Seems unlikely you will get the full 40W out from an EFD20 core without a very high temp rise: -
if you know the current wave shapes at a fixed operating point you can then compute the rms values and knowing the wire resistances at 20 deg C ( x 1.25 for 80 deg C )
you can compute the "DC" losses in the wires
as to the core - I can tell from the specs given that it is a CCM design at full power - the sec side current ripple is 6.65 A peak, 3.35 A trough
and the current ramp down ( assuming 5v5 load - i.e. diode ) takes 1.33uS, leaving ( 130kHz = 7.69uS ) 6.36 uS for the current to ramp up on the driving pri side
for the same change in energy ( increase this time ) on the pri side ( 338uJ ) and an average I in of (( 8 x 5.5 ) x 0.9 eff ) / 20 V = 2.45 A
We can see the current change in the pri side at full power is (( 5.81 A )^2 - (( 0.0 A )^2 ) x 20uH x 0.5 = 338 uJ
Lets just check if we can ramp to 5.81 amps in the time avail at low line: V/L = di/dt = 20V / (20uH x 5.81 A ) => 5.81uS so we are just OK
We can now compute the flux ripple in the core and hence the watt losses in the core as you requested:
dB / dt = V / (N . Ae ) so for 20 V in, dt = 5.81uS, N = 12 Turns and Ae = 31mm^2 ( data sheet ) we get Bpk = 312 mT, and delta B @ 130kHz = 156mT
from the data sheet for 3F3 material the supposed losses @ +/- 156mT & 80 deg C are then about 400mW per cc of core material ( 1.46 cc for EFD20 )

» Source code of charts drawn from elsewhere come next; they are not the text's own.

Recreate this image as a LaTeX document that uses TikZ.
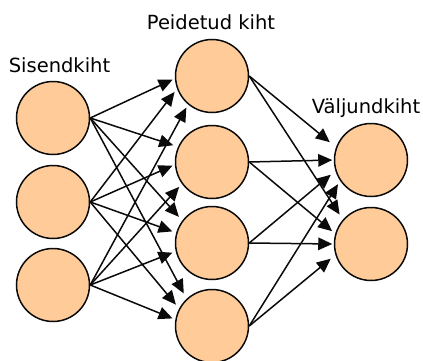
\documentclass[tikz,border=0pt]{standalone}
\usepackage{fontspec}
\setmainfont{DejaVu Sans}
\usetikzlibrary{arrows.meta}
\definecolor{peach}{RGB}{255,204,153}
\definecolor{ink}{RGB}{10,10,10}
\begin{document}
\begin{tikzpicture}[x=1pt,y=1pt,
  neuron/.style={circle,draw=ink,line width=1.5pt,fill=peach,minimum size=73pt,inner sep=0pt},
  conn/.style={draw=ink,line width=1.5pt,-{Triangle[length=14pt,width=12.5pt]}},
  lbl/.style={anchor=base,font=\fontsize{19.5}{22}\selectfont,inner sep=0pt}]
\useasboundingbox (0,0) rectangle (423,360);
% input layer
\node[neuron] (i1) at (53,242) {};
\node[neuron] (i2) at (53,158) {};
\node[neuron] (i3) at (53,75) {};
% hidden layer
\node[neuron] (h1) at (212,284) {};
\node[neuron] (h2) at (212,198) {};
\node[neuron] (h3) at (212,117) {};
\node[neuron] (h4) at (212,34) {};
% output layer
\node[neuron] (o1) at (371,200) {};
\node[neuron] (o2) at (371,116) {};
% labels
\node[lbl] (ls) at (59.5,288) {Sisendkiht};
\node[lbl] (lp) at (211,331) {Peidetud kiht};
\node[lbl] (lv) at (366,247) {Väljundkiht};
% input -> hidden
\draw[conn,shorten >=2.5pt] (i1.east) -- (h1.184);
\draw[conn,shorten >=4pt]   (i2.east) -- (h1.200);
\draw[conn,shorten >=3.5pt] (i3.east) -- (h1.230);
\draw[conn,shorten >=5pt]   (i1.east) -- (h2.156);
\draw[conn,shorten >=2.5pt] (i2.east) -- (h2.184);
\draw[conn,shorten >=4pt]   (i3.east) -- (h2.216);
\draw[conn,shorten >=5pt]   (i1.east) -- (h3.143);
\draw[conn,shorten >=4pt]   (i2.east) -- (h3.164);
\draw[conn,shorten >=3.5pt] (i3.east) -- (h3.193);
\draw[conn,shorten >=6pt]   (i1.east) -- (h4.133);
\draw[conn,shorten >=5pt]   (i2.east) -- (h4.152);
\draw[conn,shorten >=3pt]   (i3.east) -- (h4.170);
% hidden -> output
\draw[conn,shorten >=8pt]   (h1.east) -- (o1.160);
\draw[conn,shorten >=1.5pt] (h2.east) -- (o1.180);
\draw[conn,shorten >=6pt]   (h3.east) -- (o1.197);
\draw[conn,shorten >=4pt]   (h4.east) -- (o1.214);
\draw[conn,shorten >=6pt]   (h1.east) -- (o2.139);
\draw[conn,shorten >=4pt]   (h2.east) -- (o2.164);
\draw[conn,shorten >=1.5pt] (h3.east) -- (o2.180);
\draw[conn,shorten >=6pt]   (h4.east) -- (o2.197);
\end{tikzpicture}
\end{document}
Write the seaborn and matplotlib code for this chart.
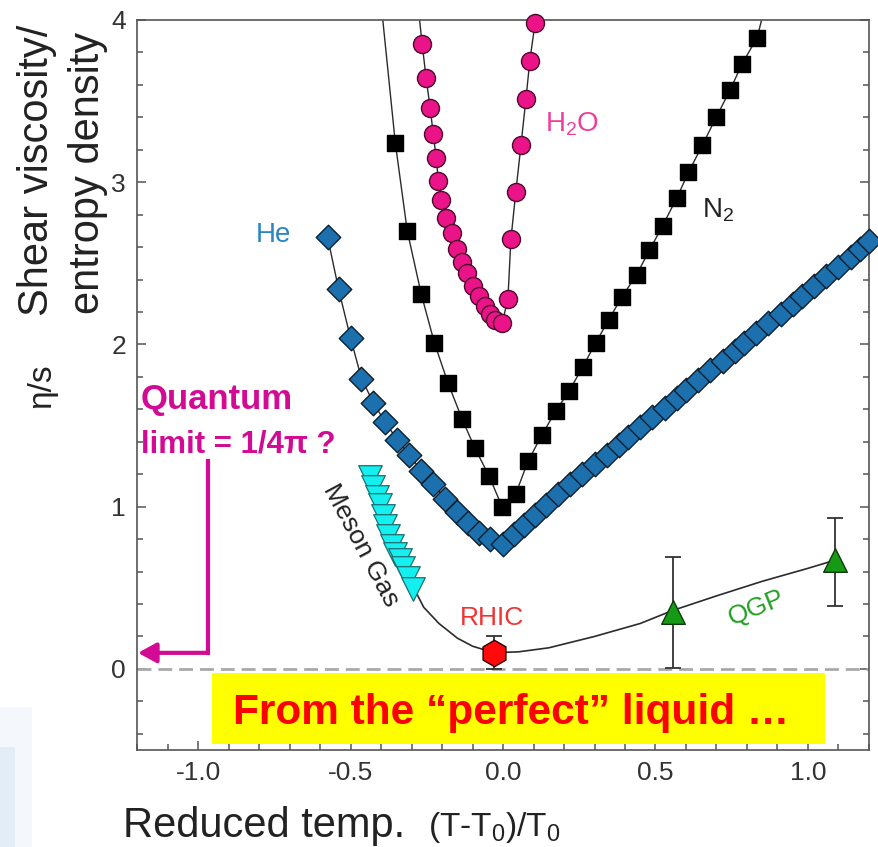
import matplotlib
matplotlib.use("Agg")
import matplotlib.pyplot as plt
from matplotlib.patches import Rectangle
from matplotlib.ticker import MultipleLocator, FormatStrFormatter
import seaborn as sns

# ---------------- data ----------------
# He (blue diamonds)
he_x = [-0.575, -0.539, -0.500, -0.464, -0.425, -0.386, -0.346, -0.307, -0.268, -0.229,
        -0.190, -0.150, -0.114, -0.078, -0.042, 0.0,
        0.035, 0.07, 0.105, 0.14, 0.18, 0.22, 0.26, 0.30, 0.34, 0.38,
        0.41, 0.45, 0.49, 0.53, 0.57, 0.60, 0.64, 0.68, 0.72, 0.76,
        0.79, 0.83, 0.87, 0.91, 0.95, 0.98, 1.02, 1.06, 1.10, 1.14, 1.17, 1.20]
he_y = [2.66, 2.34, 2.04, 1.79, 1.64, 1.52, 1.41, 1.32, 1.22, 1.14,
        1.05, 0.97, 0.90, 0.84, 0.80, 0.77,
        0.83, 0.89, 0.95, 1.01, 1.08, 1.14, 1.20, 1.26, 1.32, 1.38,
        1.43, 1.49, 1.55, 1.61, 1.67, 1.72, 1.78, 1.84, 1.90, 1.96,
        2.01, 2.07, 2.13, 2.19, 2.25, 2.30, 2.36, 2.42, 2.48, 2.54, 2.59, 2.64]

# N2 (black squares)
n2_x = [-0.353, -0.314, -0.268, -0.225, -0.180, -0.134, -0.092, -0.046, -0.003,
        0.042, 0.082, 0.127, 0.173, 0.216, 0.261, 0.304, 0.346, 0.389, 0.438,
        0.480, 0.523, 0.569, 0.608, 0.654, 0.699, 0.745, 0.784, 0.833]
n2_y = [3.24, 2.70, 2.31, 2.01, 1.76, 1.54, 1.36, 1.19, 1.00,
        1.08, 1.28, 1.44, 1.59, 1.71, 1.86, 2.01, 2.15, 2.29, 2.43,
        2.58, 2.73, 2.90, 3.06, 3.23, 3.40, 3.57, 3.73, 3.89]
n2_ends_x = [-0.405, 0.875]   # where the fitted line leaves the frame

# H2O (pink circles)
h2o_x = [-0.265, -0.252, -0.239, -0.229, -0.219, -0.212, -0.203, -0.186, -0.167, -0.150,
         -0.134, -0.118, -0.098, -0.078, -0.059, -0.042, -0.026, -0.003,
         0.016, 0.026, 0.042, 0.059, 0.075, 0.088, 0.105]
h2o_y = [3.85, 3.64, 3.46, 3.30, 3.15, 3.01, 2.89, 2.78, 2.69, 2.59,
         2.51, 2.44, 2.36, 2.30, 2.24, 2.19, 2.15, 2.13,
         2.28, 2.65, 2.94, 3.23, 3.51, 3.75, 3.98]
h2o_ends_x = [-0.285, 0.11]

# meson gas (cyan triangles)
meson_x = [-0.435, -0.425, -0.412, -0.402, -0.392, -0.386, -0.376, -0.363, -0.353,
           -0.337, -0.327, -0.310, -0.294]
meson_y = [1.18, 1.12, 1.06, 1.01, 0.94, 0.88, 0.82, 0.76, 0.71, 0.67, 0.62, 0.56, 0.49]

# RHIC point and QGP points with error bars
rhic_x = [-0.029]
rhic_y = [0.10]
rhic_err = [0.10]
qgp_x = [0.556, 1.088]
qgp_y = [0.35, 0.67]
qgp_lo = [0.345, 0.28]
qgp_hi = [0.34, 0.26]

# curve through meson gas, RHIC and QGP
curve_x = [-0.435, -0.40, -0.36, -0.33, -0.29, -0.26, -0.21, -0.15, -0.10, -0.03,
           0.05, 0.15, 0.30, 0.45, 0.556, 0.70, 0.85, 1.00, 1.088]
curve_y = [1.18, 1.00, 0.78, 0.64, 0.49, 0.38, 0.28, 0.19, 0.14, 0.10,
           0.105, 0.13, 0.20, 0.28, 0.36, 0.45, 0.54, 0.62, 0.67]

x_ticks = [-1.0, -0.5, 0.0, 0.5, 1.0]
y_ticks = [0, 1, 2, 3, 4]

# ---------------- style ----------------
sns.set_theme(style="ticks")
plt.rcParams["font.family"] = ["Liberation Sans", "DejaVu Sans"]
plt.rcParams["mathtext.fontset"] = "custom"
plt.rcParams["mathtext.rm"] = "Liberation Sans"
plt.rcParams["mathtext.it"] = "Liberation Sans"
plt.rcParams["axes.unicode_minus"] = False

magenta = "#d20a94"
line_col = "#2b2b2b"
top_y = 4.2

fig = plt.figure(figsize=(8.79, 8.47), dpi=100)
fig.patch.set_facecolor("white")
ax = fig.add_axes([0.1559, 0.1145, 0.8327, 0.8619])

# faint slide decoration in the lower left corner
fig.patches.append(Rectangle((0, 0), 32 / 879, 140 / 847, transform=fig.transFigure,
                             facecolor="#f4f8fd", edgecolor="none", zorder=0))
fig.patches.append(Rectangle((0, 0), 15 / 879, 100 / 847, transform=fig.transFigure,
                             facecolor="#e3edf8", edgecolor="none", zorder=0))

# zero line
ax.axhline(0, color="#a9a9a9", lw=2, dashes=(5, 2.5), zorder=1)

# connecting lines
sns.lineplot(x=he_x, y=he_y, ax=ax, color=line_col, lw=1, estimator=None, sort=False, zorder=2)
sns.lineplot(x=[n2_ends_x[0]] + n2_x + [n2_ends_x[1]], y=[top_y] + n2_y + [top_y], ax=ax,
             color=line_col, lw=1, estimator=None, sort=False, zorder=2)
sns.lineplot(x=[h2o_ends_x[0]] + h2o_x + [h2o_ends_x[1]], y=[top_y] + h2o_y + [top_y], ax=ax,
             color=line_col, lw=1, estimator=None, sort=False, zorder=2)
sns.lineplot(x=curve_x, y=curve_y, ax=ax, color=line_col, lw=1.2, estimator=None, sort=False, zorder=2)

# markers
sns.scatterplot(x=he_x, y=he_y, ax=ax, marker="D", s=12.5 ** 2, color="#1b70ad",
                edgecolor="#0b1f2e", linewidth=1, zorder=4, clip_on=False)
sns.scatterplot(x=n2_x, y=n2_y, ax=ax, marker="s", s=11.5 ** 2, color="black",
                edgecolor="black", linewidth=1, zorder=4, clip_on=False)
sns.scatterplot(x=h2o_x, y=h2o_y, ax=ax, marker="o", s=13 ** 2, color="#ea1488",
                edgecolor="#4a0a2a", linewidth=1, zorder=4, clip_on=False)
sns.scatterplot(x=meson_x, y=meson_y, ax=ax, marker="v", s=17 ** 2, color="#14f0f0",
                edgecolor="#1d6f72", linewidth=0.9, zorder=4, clip_on=False)

ax.errorbar(rhic_x, rhic_y, yerr=rhic_err, fmt="none", ecolor="#333333", elinewidth=1.3,
            capsize=6, capthick=1.3, zorder=5)
ax.errorbar(qgp_x, qgp_y, yerr=[qgp_lo, qgp_hi], fmt="none", ecolor="#333333", elinewidth=1.3,
            capsize=6, capthick=1.3, zorder=5)
sns.scatterplot(x=rhic_x, y=rhic_y, ax=ax, marker="h", s=19 ** 2, color="#ff0a0a",
                edgecolor="#2a0000", linewidth=1, zorder=6, clip_on=False)
sns.scatterplot(x=qgp_x, y=qgp_y, ax=ax, marker="^", s=17 ** 2, color="#169a16",
                edgecolor="#0b3a0b", linewidth=1, zorder=6, clip_on=False)

# series labels
ax.text(-0.81, 2.63, "He", color="#2a85c2", fontsize=20, ha="left", va="baseline")
ax.text(0.137, 3.31, "H$_2$O", color="#ef3f9a", fontsize=20, ha="left", va="baseline")
ax.text(0.653, 2.78, "N$_2$", color="#222222", fontsize=20, ha="left", va="baseline")
ax.text(-0.141, 0.27, "RHIC", color="#f03434", fontsize=19, ha="left", va="baseline")
ax.text(0.83, 0.377, "QGP", color="#22a022", fontsize=19, ha="center", va="center",
        rotation=22, rotation_mode="anchor")
ax.text(-0.467, 0.76, "Meson Gas", color="#222222", fontsize=19, ha="center", va="center",
        rotation=-62, rotation_mode="anchor")

# quantum limit annotation
ax.text(-1.188, 1.605, "Quantum", color=magenta, fontsize=25, fontweight="bold",
        ha="left", va="baseline")
ax.text(-1.188, 1.333, "limit = 1/4\u03c0 ?", color=magenta, fontsize=22.5, fontweight="bold",
        ha="left", va="baseline")
ax.plot([-0.967, -0.967], [1.284, 0.099], color=magenta, lw=3, solid_capstyle="projecting",
        zorder=3)
ax.annotate("", xy=(-1.197, 0.099), xytext=(-0.967, 0.099), annotation_clip=False,
            arrowprops=dict(arrowstyle="-|>,head_length=0.55,head_width=0.3", mutation_scale=20,
                            color=magenta, lw=3, shrinkA=0, shrinkB=0), zorder=3)

# yellow banner
ax.add_patch(Rectangle((-0.954, -0.463), 2.01, 0.438, facecolor="#ffff00",
                       edgecolor="none", zorder=3))
ax.text(0.026, -0.34, "From the \u201cperfect\u201d liquid \u2026", color="#ff0000", fontsize=30.5,
        fontweight="bold", ha="center", va="baseline", zorder=4)

# axes
ax.set_xlim(-1.2, 1.2)
ax.set_ylim(-0.5, 4)
ax.set_xticks(x_ticks)
ax.set_yticks(y_ticks)
ax.xaxis.set_major_formatter(FormatStrFormatter("%.1f"))
ax.xaxis.set_minor_locator(MultipleLocator(0.1))
ax.yaxis.set_minor_locator(MultipleLocator(0.2))
ax.tick_params(which="both", direction="in", right=True, top=False, color="#555555",
               width=1.1)
ax.tick_params(which="major", length=6.5, labelsize=19, labelcolor="#333333", pad=8)
ax.tick_params(which="minor", length=4)
ax.set_xlabel("")
ax.set_ylabel("")
for side in ax.spines.values():
    side.set_color("#555555")
    side.set_linewidth(1.2)
ax.spines["top"].set_visible(True)
ax.spines["right"].set_visible(True)

# axis titles
fig.text(37 / 879, 1 - 170 / 847, "Shear viscosity/", rotation=90, ha="center", va="center",
         fontsize=30, color="#222222")
fig.text(88 / 879, 1 - 173 / 847, "entropy density", rotation=90, ha="center", va="center",
         fontsize=30, color="#222222")
fig.text(42 / 879, 1 - 386 / 847, "\u03b7/s", rotation=90, ha="center", va="center",
         fontsize=24, color="#222222")
fig.text(123 / 879, 1 - 837 / 847, "Reduced temp.", ha="left", va="baseline",
         fontsize=30, color="#222222")
fig.text(428 / 879, 1 - 836 / 847, "(T-T$_{\\mathrm{0}}$)/T$_{\\mathrm{0}}$", ha="left",
         va="baseline", fontsize=24, color="#222222")

fig.savefig("out.png", dpi=100)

giving: 600mW core losses - which is getting up there for an EFD20
when we add in the wire losses for this design at full power we see that the temp rise could easily get to 80 deg C or more in an enclosed environment - and possibly thermally run away if we go over 110 deg C absolute ( 3F3 properties )
To finally answer your question - it depends on the materials used and if full power is really required - but 100 deg C abs max is a good absolute upper limit.